• WHAT YOU SHOULD DO
Reproduce every line in the listing that contains the word "matplotlib".

• DATA SHOWN

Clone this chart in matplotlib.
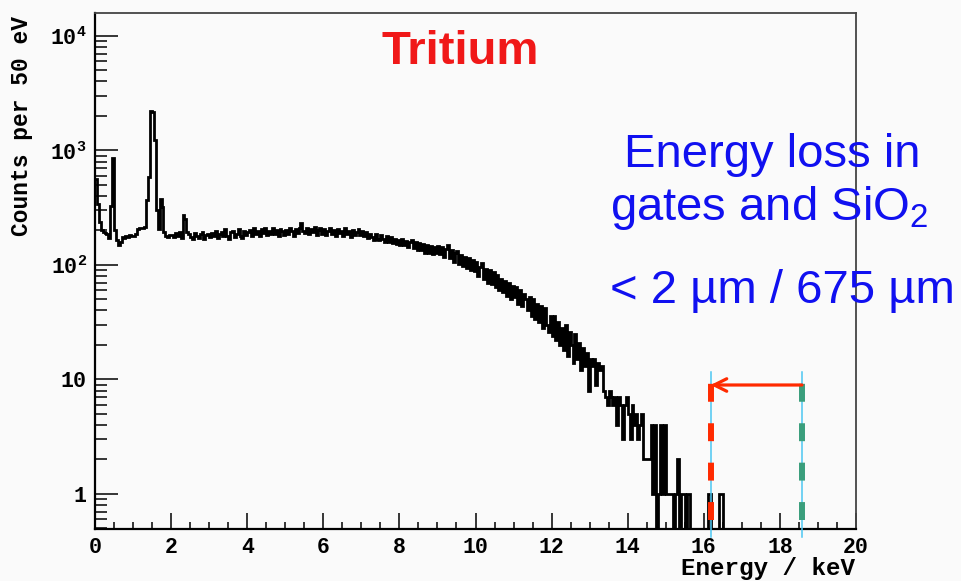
import numpy as np
import matplotlib
matplotlib.use('Agg')
import matplotlib.pyplot as plt

# tritium spectrum, counts per 50 eV bin starting at 0 keV
bin_width = 0.05
counts = [
    # 0-1 keV
    560, 340, 235, 200, 195, 190, 185, 172, 330, 860,
    200, 165, 150, 158, 175, 172, 180, 176, 182, 178,
    # 1-2 keV
    178, 185, 205, 210, 208, 212, 215, 370, 590, 2200,
    2150, 1230, 300, 205, 380, 320, 195, 180, 176, 182,
    # 2-3 keV
    184, 176, 190, 178, 194, 172, 273, 250, 195, 185,
    176, 168, 190, 180, 172, 186, 192, 170, 182, 188,
    # 3-4 keV
    176, 190, 180, 198, 172, 186, 194, 178, 204, 180,
    170, 192, 198, 174, 188, 206, 180, 172, 196, 184,
    # 4-5 keV
    192, 202, 180, 210, 186, 198, 178, 206, 190, 212,
    182, 198, 186, 208, 188, 200, 178, 204, 196, 184,
    # 5-6 keV
    200, 186, 208, 196, 180, 204, 190, 212, 234, 198,
    190, 210, 186, 204, 194, 214, 184, 200, 208, 188,
    # 6-7 keV
    204, 184, 198, 210, 186, 200, 178, 206, 190, 198,
    180, 208, 186, 196, 176, 202, 184, 194, 204, 182,
    # 7-8 keV
    196, 178, 192, 172, 188, 176, 166, 186, 170, 164,
    182, 168, 160, 178, 158, 174, 156, 170, 152, 166,
    # 8-9 keV
    150, 168, 148, 162, 142, 160, 164, 140, 158, 136,
    154, 134, 152, 128, 150, 126, 146, 124, 144, 128,
    # 9-10 keV
    146, 124, 142, 118, 138, 148, 114, 136, 106, 126,
    132, 102, 122, 98, 118, 94, 114, 90, 110, 88,
    # 10-11 keV
    106, 80, 96, 104, 76, 92, 70, 90, 68, 86,
    64, 82, 60, 76, 58, 72, 54, 70, 50, 66,
    # 11-12 keV
    52, 64, 46, 60, 44, 56, 50, 40, 52, 36,
    50, 34, 46, 32, 44, 28, 42, 30, 26, 36,
    # 12-13 keV
    24, 36, 22, 32, 20, 28, 18, 30, 16, 26,
    20, 14, 25, 15, 21, 12, 19, 13, 17, 8,
    # 13-14 keV
    15, 13, 15, 9, 14, 12, 13, 8, 7, 6,
    8, 7, 6, 7, 4, 7, 6, 3, 6, 7,
    # 14-15 keV
    5, 3, 6, 4, 5, 3, 4, 5, 2, 2,
    2, 2, 4, 1, 4, 0, 1, 4, 1, 4,
    # 15-16 keV
    1, 1, 1, 1, 0, 1, 2, 0, 1, 1,
    0, 1, 1, 0, 0, 0, 0, 0, 0, 0,
    # 16-16.6 keV
    0, 0, 1, 1, 0, 0, 0, 0, 1, 1,
    0, 0,
]

y_ticks = [1, 10, 100, 1000, 10000]
y_tick_labels = [r'$\mathbf{1}$', r'$\mathbf{10}$', r'$\mathbf{10^{2}}$',
                 r'$\mathbf{10^{3}}$', r'$\mathbf{10^{4}}$']
x_ticks = [0, 2, 4, 6, 8, 10, 12, 14, 16, 18, 20]

e_shifted = 16.18   # keV, red line
e_endpoint = 18.58  # keV, green line (tritium endpoint)

plt.rcParams['mathtext.fontset'] = 'custom'
plt.rcParams['mathtext.rm'] = 'Liberation Sans'
plt.rcParams['mathtext.bf'] = 'Liberation Mono:bold'
plt.rcParams['mathtext.it'] = 'Liberation Mono:bold'

bg = '#fafafa'
fig = plt.figure(figsize=(9.61, 5.81), dpi=100, facecolor=bg)
ax = fig.add_axes([95/961, 52/581, 761/961, 516/581], facecolor=bg)

edges = np.arange(len(counts) + 1) * bin_width
ax.stairs(counts, edges, baseline=None, color='black', lw=2.0, zorder=3)

ax.set_yscale('log', nonpositive='clip')
ax.set_xlim(0, 20)
ax.set_ylim(0.494, 15850)

ax.set_xticks(x_ticks)
ax.set_xticks(np.arange(0, 20.01, 0.5), minor=True)
ax.set_yticks(y_ticks)
ax.set_yticklabels(y_tick_labels, fontsize=15.5)
ax.tick_params(which='both', direction='in', top=False, right=False, width=1.1)
ax.tick_params(axis='y', which='major', length=16.5, pad=6)
ax.tick_params(axis='y', which='minor', length=8.6)
ax.tick_params(axis='x', which='major', length=11.5, pad=6)
ax.tick_params(axis='x', which='minor', length=5)
for lab in ax.get_xticklabels():
    lab.set_fontfamily('Liberation Mono')
    lab.set_fontweight('bold')
    lab.set_fontsize(15.5)

for side in ['left', 'bottom']:
    ax.spines[side].set_linewidth(1.6)
for side in ['top', 'right']:
    ax.spines[side].set_linewidth(1.3)
    ax.spines[side].set_color('#444444')

fig.text(22/961, 1 - 16/581, 'Counts per 50 eV', rotation=90, ha='center', va='top',
         family='Liberation Mono', weight='bold', fontsize=16.5)
fig.text(855/961, 1 - 580/581, 'Energy / keV', ha='right', va='bottom',
         family='Liberation Mono', weight='bold', fontsize=17.5)

# annotations
fig.text(460/961, 1 - 64/581, 'Tritium', ha='center', va='baseline',
         family='Liberation Sans', weight='bold', fontsize=34, color='#f01818')
blue = '#1010f0'
fig.text(772/961, 1 - 167/581, 'Energy loss in', ha='center', va='baseline',
         family='Liberation Sans', fontsize=34, color=blue)
fig.text(769/961, 1 - 220/581, r'gates and SiO$_2$', ha='center', va='baseline',
         family='Liberation Sans', fontsize=34, color=blue)
fig.text(610/961, 1 - 303/581, '< 2 µm / 675 µm', ha='left', va='baseline',
         family='Liberation Sans', fontsize=34, color=blue)

top_frac = (529 - 372) / 516
bot_frac = (529 - 520) / 516
cyan_bot = (529 - 537) / 516
for e in [e_shifted, e_endpoint]:
    ax.axvline(e, ymin=cyan_bot, ymax=top_frac, color='#4cc6f2', lw=1.1,
               zorder=4, clip_on=False)
ax.axvline(e_shifted, ymin=bot_frac, ymax=top_frac, color='#ff2a00', lw=4.3,
           linestyle=(0, (3.0, 3.6)), zorder=5)
ax.axvline(e_endpoint, ymin=bot_frac, ymax=top_frac, color='#3a9e7c', lw=4.3,
           linestyle=(0, (3.0, 3.6)), zorder=5)

arrow_y = (529 - 385) / 516
ax.annotate('', xy=(e_shifted, arrow_y), xytext=(e_endpoint, arrow_y),
            xycoords=('data', 'axes fraction'), textcoords=('data', 'axes fraction'),
            arrowprops=dict(arrowstyle='->,head_length=0.9,head_width=0.45',
                            color='#ff2a00', lw=2.3, shrinkA=0, shrinkB=0),
            zorder=6)

fig.savefig('out.png', dpi=100, facecolor=bg)
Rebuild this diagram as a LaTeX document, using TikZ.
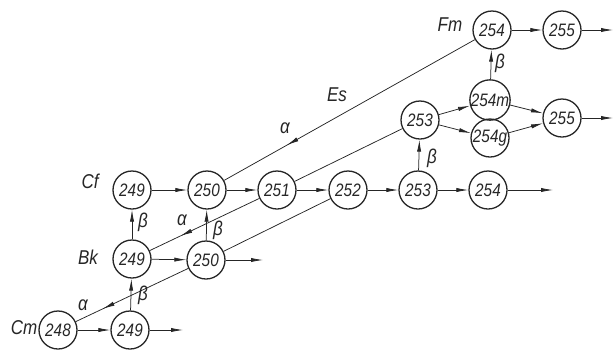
\documentclass[tikz,border=0pt]{standalone}
\usepackage{fontspec}
\newfontfamily\gost[FakeStretch=0.85]{Liberation Sans}
\usetikzlibrary{arrows.meta,decorations.markings}
\definecolor{ink}{HTML}{262626}
\tikzset{
  st/.style={circle, draw=ink, line width=1.3pt, minimum size=38pt, inner sep=0pt,
    font=\gost\itshape\fontsize{18}{18}\selectfont, text=ink},
  lbl/.style={font=\gost\itshape\fontsize{20}{20}\selectfont, text=ink, inner sep=0pt},
  ar/.style={draw=ink, line width=0.75pt, -{Latex[length=12pt,width=4.2pt]}},
  ln/.style={draw=ink, line width=0.75pt},
  midar/.style={draw=ink, line width=0.75pt, postaction={decorate},
    decoration={markings, mark=at position #1 with {\arrow{Latex[length=12pt,width=4.2pt]}}}}
}
\begin{document}
\begin{tikzpicture}[x=1pt,y=-1pt]
\useasboundingbox (0,0) rectangle (616,349);
% nodes
\node[st] (cm248) at (58,330) {248};
\node[st] (cm249) at (130,330) {249};
\node[st] (bk249) at (132,259) {249};
\node[st] (bk250) at (206,260) {250};
\node[st] (cf249) at (132,190) {249};
\node[st] (cf250) at (207,190) {250};
\node[st] (r251) at (277,190) {251};
\node[st] (r252) at (348,190) {252};
\node[st] (r253) at (418,190) {253};
\node[st] (r254) at (488,190) {254};
\node[st] (u253) at (420,120) {253};
\node[st] (m254) at (490,100) {254m};
\node[st] (g254) at (490,138) {254g};
\node[st] (u255) at (562,118) {255};
\node[st] (fm254) at (492,30) {254};
\node[st] (fm255) at (562,30) {255};
% free ends
\coordinate (o1) at (613,30);
\coordinate (o2) at (613,118);
\coordinate (o3) at (553,190);
\coordinate (o4) at (263,260);
\coordinate (o5) at (183,330);
% labels
\node[lbl] (tcf) at (90,181) {Cf};
\node[lbl] (tbk) at (88,257) {Bk};
\node[lbl] (tcm) at (24,328) {Cm};
\node[lbl] (tfm) at (450,25) {Fm};
\node[lbl] (tes) at (337,95) {Es};
\node[lbl] (a1) at (285,128) {α};
\node[lbl] (a2) at (182,220) {α};
\node[lbl] (a3) at (83,305) {α};
\node[lbl] (b1) at (143,222) {β};
\node[lbl] (b2) at (218,230) {β};
\node[lbl] (b3) at (143,295) {β};
\node[lbl] (b4) at (432,158) {β};
\node[lbl] (b5) at (500,63) {β};
% horizontal chains
\draw[ar] (cf249) -- (cf250);
\draw[ar] (cf250) -- (r251);
\draw[ar] (r251) -- (r252);
\draw[ar] (r252) -- (r253);
\draw[ar] (r253) -- (r254);
\draw[ar] (r254) -- (o3);
\draw[ar] (bk249) -- (bk250);
\draw[ar] (bk250) -- (o4);
\draw[ar] (cm248) -- (cm249);
\draw[ar] (cm249) -- (o5);
\draw[ar] (fm254) -- (fm255);
\draw[ar] (fm255) -- (o1);
\draw[ar] (u253) -- (m254);
\draw[ar] (u253) -- (g254);
\draw[ar] (m254) -- (u255);
\draw[ar] (g254) -- (u255);
\draw[ar] (u255) -- (o2);
% beta (vertical)
\draw[ar] (cm249) -- (bk249);
\draw[ar] (bk249) -- (cf249);
\draw[ar] (bk250) -- (cf250);
\draw[ar] (r253) -- (u253);
\draw[ar] (m254) -- (fm254);
% alpha (diagonal)
\draw[midar=0.75] (fm254) -- (cf250);
\draw[ln] (u253) -- (r251);
\draw[midar=0.72] (r251) -- (bk249);
\draw[ln] (r252) -- (bk250);
\draw[midar=0.76] (bk250) -- (cm248);
\end{tikzpicture}
\end{document}
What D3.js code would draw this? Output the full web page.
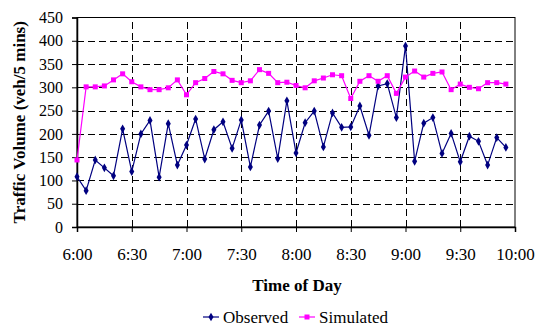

• OUTPUT FOR THIS TASK
Clone this chart in matplotlib.
import matplotlib
matplotlib.use('Agg')
import matplotlib.pyplot as plt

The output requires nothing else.